COLLECTED MATERIAL.
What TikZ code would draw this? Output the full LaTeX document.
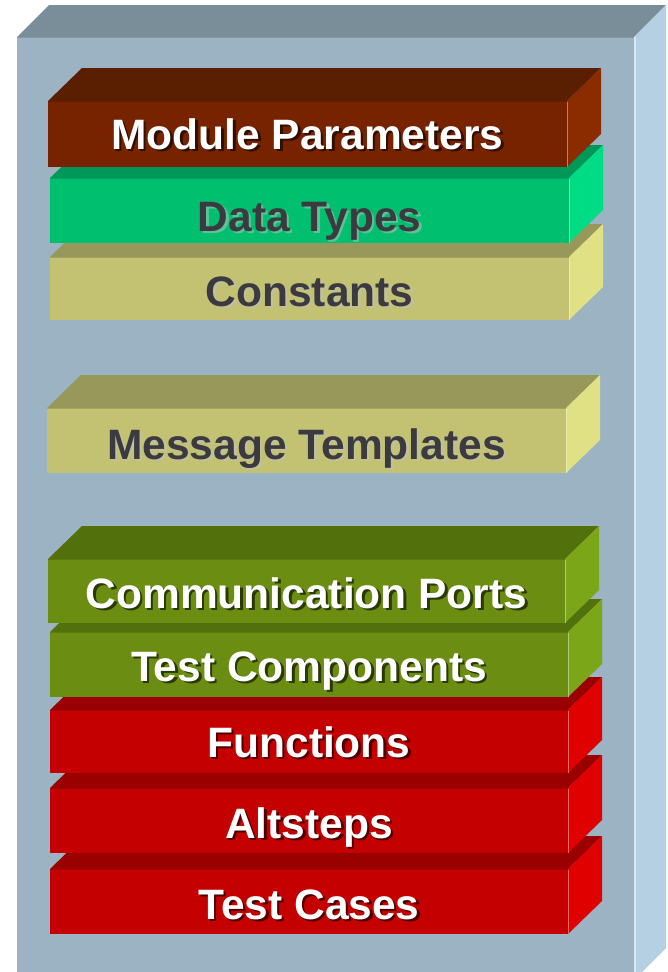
\documentclass[tikz,border=0pt]{standalone}
\usepackage{fontspec}
\setmainfont{Liberation Sans}

% face colours: F = front, T = top, S = right side
\definecolor{boxF}{HTML}{9BB3C2}
\definecolor{boxT}{HTML}{7A8E99}
\definecolor{boxS}{HTML}{B5D0E2}
\definecolor{brnF}{HTML}{772300}
\definecolor{brnT}{HTML}{5A1E00}
\definecolor{brnS}{HTML}{8A2C00}
\definecolor{grnF}{HTML}{00C070}
\definecolor{grnT}{HTML}{009858}
\definecolor{grnS}{HTML}{00DC84}
\definecolor{khkF}{HTML}{C2C272}
\definecolor{khkT}{HTML}{98985A}
\definecolor{khkS}{HTML}{E0E084}
\definecolor{olvF}{HTML}{6B8E12}
\definecolor{olvT}{HTML}{52700C}
\definecolor{olvS}{HTML}{7BA617}
\definecolor{redF}{HTML}{C40000}
\definecolor{redT}{HTML}{9A0000}
\definecolor{redS}{HTML}{E00000}
\definecolor{inkdark}{HTML}{3A3A40}

\tikzset{
  lbl/.style={anchor=base, inner sep=0pt, font=\fontsize{42.5}{48}\selectfont\bfseries},
  whitetxt/.style={lbl, text=white},
  darktxt/.style={lbl, text=inkdark},
}

% drop-shadow colour for each label style, mixed from the face colour
\newcommand\whiteshadeof[1]{\colorlet{lblshade}{#1F!40!black}}
\newcommand\darkshadeof[1]{\colorlet{lblshade}{#1F!50!lightgray}}

% #1 colour prefix, #2 left, #3 front top, #4 front right, #5 bottom,
% #6 text baseline, #7 node name, #8 label, #9 label style (white/dark)
\newcommand\cubeblock[9]{%
  \fill[#1T] (#2,#3) -- (#2+34,#3-33) -- (#4+34,#3-33) -- (#4,#3) -- cycle;
  \fill[#1S] (#4,#3) -- (#4+34,#3-33) -- (#4+34,#5-33) -- (#4,#5) -- cycle;
  \fill[#1F] (#2,#3) rectangle (#4,#5);
  \draw[#1S!60!white, line width=1.2pt] (#4+0.6,#3+1) -- (#4+0.6,#5);
  \draw[#1F!85!black, line width=1pt] (#2,#3+0.5) -- (#4,#3+0.5);
  \csname #9shadeof\endcsname{#1}%
  \node[#9txt] (#7) at ({(#2+#4)/2},#6)
    {\makebox[0pt][l]{\hspace*{2.5pt}\raisebox{-2.5pt}{\textcolor{lblshade}{#8}}}#8};
}

\begin{document}
\begin{tikzpicture}[x=1pt, y=-1pt]
  \useasboundingbox (0,0) rectangle (668,972);
  \clip (0,0) rectangle (668,972);
  \fill[white] (0,0) rectangle (668,972);

  % outer module box
  \fill[boxT] (17,37) -- (49,5) -- (666,5) -- (634,37) -- cycle;
  \fill[boxS] (634,37) -- (666,5) -- (666,948) -- (634,980) -- cycle;
  \fill[boxF] (17,37) rectangle (634,990);
  \draw[boxS!50!white, line width=1.5pt] (635.2,37) -- (635.2,990);
  \draw[boxF!85!black, line width=1pt] (17,37.5) -- (634,37.5);

  % stacked blocks, drawn bottom-up so upper faces overlap
  \cubeblock{red}{50}{869}{568}{934}{919}{testcases}{Test Cases}{white}
  \cubeblock{red}{50}{788}{568}{853}{838}{altsteps}{Altsteps}{white}
  \cubeblock{red}{50}{710}{568}{773}{757}{functions}{Functions}{white}
  \cubeblock{olv}{50}{632}{568}{697}{681}{components}{Test Components}{white}
  \cubeblock{olv}{48}{559}{565}{623}{608}{ports}{Communication Ports}{white}

  \cubeblock{khk}{47}{408}{566}{473}{459}{templates}{Message Templates}{dark}

  \cubeblock{khk}{50}{257}{569}{320}{306}{constants}{Constants}{dark}
  \cubeblock{grn}{50}{178}{569}{243}{231}{datatypes}{Data Types}{dark}
  \cubeblock{brn}{48}{101}{567}{167}{149}{modpar}{Module Parameters}{white}
\end{tikzpicture}
\end{document}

REQUIREMENTS. Without the pictures, write out all of the material exactly.

TASK RESPONSE.
What TikZ code would draw this? Output the full LaTeX document.
\documentclass[tikz,border=0pt]{standalone}
\usepackage{fontspec}
\setmainfont{Liberation Sans}

% face colours: F = front, T = top, S = right side
\definecolor{boxF}{HTML}{9BB3C2}
\definecolor{boxT}{HTML}{7A8E99}
\definecolor{boxS}{HTML}{B5D0E2}
\definecolor{brnF}{HTML}{772300}
\definecolor{brnT}{HTML}{5A1E00}
\definecolor{brnS}{HTML}{8A2C00}
\definecolor{grnF}{HTML}{00C070}
\definecolor{grnT}{HTML}{009858}
\definecolor{grnS}{HTML}{00DC84}
\definecolor{khkF}{HTML}{C2C272}
\definecolor{khkT}{HTML}{98985A}
\definecolor{khkS}{HTML}{E0E084}
\definecolor{olvF}{HTML}{6B8E12}
\definecolor{olvT}{HTML}{52700C}
\definecolor{olvS}{HTML}{7BA617}
\definecolor{redF}{HTML}{C40000}
\definecolor{redT}{HTML}{9A0000}
\definecolor{redS}{HTML}{E00000}
\definecolor{inkdark}{HTML}{3A3A40}

\tikzset{
  lbl/.style={anchor=base, inner sep=0pt, font=\fontsize{42.5}{48}\selectfont\bfseries},
  whitetxt/.style={lbl, text=white},
  darktxt/.style={lbl, text=inkdark},
}

% drop-shadow colour for each label style, mixed from the face colour
\newcommand\whiteshadeof[1]{\colorlet{lblshade}{#1F!40!black}}
\newcommand\darkshadeof[1]{\colorlet{lblshade}{#1F!50!lightgray}}

% #1 colour prefix, #2 left, #3 front top, #4 front right, #5 bottom,
% #6 text baseline, #7 node name, #8 label, #9 label style (white/dark)
\newcommand\cubeblock[9]{%
  \fill[#1T] (#2,#3) -- (#2+34,#3-33) -- (#4+34,#3-33) -- (#4,#3) -- cycle;
  \fill[#1S] (#4,#3) -- (#4+34,#3-33) -- (#4+34,#5-33) -- (#4,#5) -- cycle;
  \fill[#1F] (#2,#3) rectangle (#4,#5);
  \draw[#1S!60!white, line width=1.2pt] (#4+0.6,#3+1) -- (#4+0.6,#5);
  \draw[#1F!85!black, line width=1pt] (#2,#3+0.5) -- (#4,#3+0.5);
  \csname #9shadeof\endcsname{#1}%
  \node[#9txt] (#7) at ({(#2+#4)/2},#6)
    {\makebox[0pt][l]{\hspace*{2.5pt}\raisebox{-2.5pt}{\textcolor{lblshade}{#8}}}#8};
}

\begin{document}
\begin{tikzpicture}[x=1pt, y=-1pt]
  \useasboundingbox (0,0) rectangle (668,972);
  \clip (0,0) rectangle (668,972);
  \fill[white] (0,0) rectangle (668,972);

  % outer module box
  \fill[boxT] (17,37) -- (49,5) -- (666,5) -- (634,37) -- cycle;
  \fill[boxS] (634,37) -- (666,5) -- (666,948) -- (634,980) -- cycle;
  \fill[boxF] (17,37) rectangle (634,990);
  \draw[boxS!50!white, line width=1.5pt] (635.2,37) -- (635.2,990);
  \draw[boxF!85!black, line width=1pt] (17,37.5) -- (634,37.5);

  % stacked blocks, drawn bottom-up so upper faces overlap
  \cubeblock{red}{50}{869}{568}{934}{919}{testcases}{Test Cases}{white}
  \cubeblock{red}{50}{788}{568}{853}{838}{altsteps}{Altsteps}{white}
  \cubeblock{red}{50}{710}{568}{773}{757}{functions}{Functions}{white}
  \cubeblock{olv}{50}{632}{568}{697}{681}{components}{Test Components}{white}
  \cubeblock{olv}{48}{559}{565}{623}{608}{ports}{Communication Ports}{white}

  \cubeblock{khk}{47}{408}{566}{473}{459}{templates}{Message Templates}{dark}

  \cubeblock{khk}{50}{257}{569}{320}{306}{constants}{Constants}{dark}
  \cubeblock{grn}{50}{178}{569}{243}{231}{datatypes}{Data Types}{dark}
  \cubeblock{brn}{48}{101}{567}{167}{149}{modpar}{Module Parameters}{white}
\end{tikzpicture}
\end{document}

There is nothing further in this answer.